Nell’intervista al quotidiano torinese, la ministro Pinotti ha dichiarato anche che l’Italia è pronta pure a fornire sicurezza, insieme ad altri Paesi, alla missione dell’Onu in Libia, Unsmil, diretta dal diplomatico tedesco Martin Kobler, il cui advisor militare, il generale italiano Paolo Serra, supervisiona la protezione del premier libico Serraj. Secondo il Corriere della Sera di martedì 26 aprile, la missione italiana sarà operativa tra poche settimane, appena ricevuto l’ok del Consiglio di Sicurezza delle Nazioni Unite e avrà una consistenza tra le 600 e le 900 di unità italiane (scelte tra Carabinieri ed Esercito). L’Italia sarà capofila, seguiranno gli altri Paesi con un contributo via via minore. Il CdS Onu dovrebbe dare via libera, anche se lunedì il ministro degli Esteri russo (Mosca è un membro permanente con potere di veto) Sergei Lavrov ha pesantemente criticato la Nato, utilizzando la leva popolare che addossa all’intervento contro il rais Gheddafi del 2011 le responsabilità dell’attuale situazione.

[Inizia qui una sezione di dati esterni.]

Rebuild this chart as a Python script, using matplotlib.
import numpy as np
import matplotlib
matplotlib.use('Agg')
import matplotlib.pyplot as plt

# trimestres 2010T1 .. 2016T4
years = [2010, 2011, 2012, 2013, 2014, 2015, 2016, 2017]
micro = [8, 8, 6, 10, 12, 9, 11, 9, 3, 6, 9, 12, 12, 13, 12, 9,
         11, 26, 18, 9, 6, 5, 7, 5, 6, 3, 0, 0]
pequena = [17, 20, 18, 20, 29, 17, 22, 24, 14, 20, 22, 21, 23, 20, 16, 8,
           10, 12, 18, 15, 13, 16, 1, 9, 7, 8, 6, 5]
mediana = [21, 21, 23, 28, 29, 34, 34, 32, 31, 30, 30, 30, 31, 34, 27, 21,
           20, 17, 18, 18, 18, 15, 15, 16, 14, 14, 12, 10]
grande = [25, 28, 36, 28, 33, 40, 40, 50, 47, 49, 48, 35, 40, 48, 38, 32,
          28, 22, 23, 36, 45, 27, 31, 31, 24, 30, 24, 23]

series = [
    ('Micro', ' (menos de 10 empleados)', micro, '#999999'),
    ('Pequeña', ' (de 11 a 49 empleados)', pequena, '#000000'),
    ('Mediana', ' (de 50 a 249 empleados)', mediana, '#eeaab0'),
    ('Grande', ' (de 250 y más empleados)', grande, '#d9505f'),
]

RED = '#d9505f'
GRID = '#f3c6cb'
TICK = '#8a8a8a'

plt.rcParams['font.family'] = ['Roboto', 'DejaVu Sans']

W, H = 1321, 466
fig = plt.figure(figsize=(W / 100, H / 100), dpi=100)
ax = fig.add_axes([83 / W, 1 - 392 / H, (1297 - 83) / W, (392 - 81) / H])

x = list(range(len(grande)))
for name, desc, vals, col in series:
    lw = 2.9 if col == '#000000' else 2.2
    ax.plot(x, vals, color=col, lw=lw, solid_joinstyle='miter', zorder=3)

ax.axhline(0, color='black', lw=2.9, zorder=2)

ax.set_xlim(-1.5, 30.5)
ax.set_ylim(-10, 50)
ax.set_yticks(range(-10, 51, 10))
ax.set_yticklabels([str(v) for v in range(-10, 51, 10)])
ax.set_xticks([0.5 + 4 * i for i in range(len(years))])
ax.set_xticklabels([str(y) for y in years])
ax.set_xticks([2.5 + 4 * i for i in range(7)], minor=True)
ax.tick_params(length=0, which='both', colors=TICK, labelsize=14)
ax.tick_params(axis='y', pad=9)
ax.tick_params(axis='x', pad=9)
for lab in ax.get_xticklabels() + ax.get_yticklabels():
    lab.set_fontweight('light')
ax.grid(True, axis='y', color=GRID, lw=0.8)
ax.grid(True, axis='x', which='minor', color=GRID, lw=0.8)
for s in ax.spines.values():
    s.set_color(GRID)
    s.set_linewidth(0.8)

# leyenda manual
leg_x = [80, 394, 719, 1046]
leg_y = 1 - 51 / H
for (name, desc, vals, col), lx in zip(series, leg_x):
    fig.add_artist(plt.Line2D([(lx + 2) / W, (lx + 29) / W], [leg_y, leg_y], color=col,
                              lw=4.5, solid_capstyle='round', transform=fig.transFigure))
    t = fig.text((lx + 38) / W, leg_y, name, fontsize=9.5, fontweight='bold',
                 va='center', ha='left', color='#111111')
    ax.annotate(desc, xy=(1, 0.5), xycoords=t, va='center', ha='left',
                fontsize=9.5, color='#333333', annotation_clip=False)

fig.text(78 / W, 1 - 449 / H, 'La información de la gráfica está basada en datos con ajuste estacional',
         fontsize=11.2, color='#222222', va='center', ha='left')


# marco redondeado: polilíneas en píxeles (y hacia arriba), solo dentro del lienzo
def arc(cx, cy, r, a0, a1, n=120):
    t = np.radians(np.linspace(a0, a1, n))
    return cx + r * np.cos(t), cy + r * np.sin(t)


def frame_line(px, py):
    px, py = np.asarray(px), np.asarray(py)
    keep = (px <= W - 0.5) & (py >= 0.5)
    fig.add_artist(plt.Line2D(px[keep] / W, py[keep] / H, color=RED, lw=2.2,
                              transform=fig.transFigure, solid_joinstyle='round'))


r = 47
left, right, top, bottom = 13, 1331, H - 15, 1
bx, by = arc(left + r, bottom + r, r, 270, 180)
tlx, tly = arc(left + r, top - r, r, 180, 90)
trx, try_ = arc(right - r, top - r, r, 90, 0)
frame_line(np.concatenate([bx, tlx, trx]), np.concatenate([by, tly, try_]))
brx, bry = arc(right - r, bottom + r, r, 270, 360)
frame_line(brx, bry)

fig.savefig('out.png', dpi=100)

LE COMPAGNIE OCCIDENTALI IN LIBIA

L’Italia controlla, con l’Eni, circa il 70 per cento della produzione complessiva odierna, come ha spiegato su Formiche.net il ricercatore italiano Luca Longo. Renzi ha sottolineato ai giornalisti che le strutture in difficoltà non sono quelle in cui opera l’azienda italiana. Anche la francese Total, le americane Conoco Philipps e Occidental, le canadesi PetroCanada e Suncor, la controllata del Cremlino Gazprom e la partner tedesca Wintershall, e tutta una serie di compagnie minori occidentali, hanno interessi in Libia. La richiesta di Serraj, di cui saranno chiariti i contorni anche in funzione delle reazioni politiche locali all’invito in Libia a forze militari straniere (reazioni probabilmente attenuate dalla necessità di proteggere il principale asset economico del paese), potrebbero essere collegata anche all’idea che da Tobruk stanno coltivando da tempo, e ultimamente tornata forte, di vendere petrolio indipendentemente. I militari occidentali darebbero garanzia di controllo anche su questi traffici, affinché le mire separatiste egiziane, veicolate dal generale freelance Khalifa Haftar, non riescano a mettere le mani sulla ricchezza l’unica.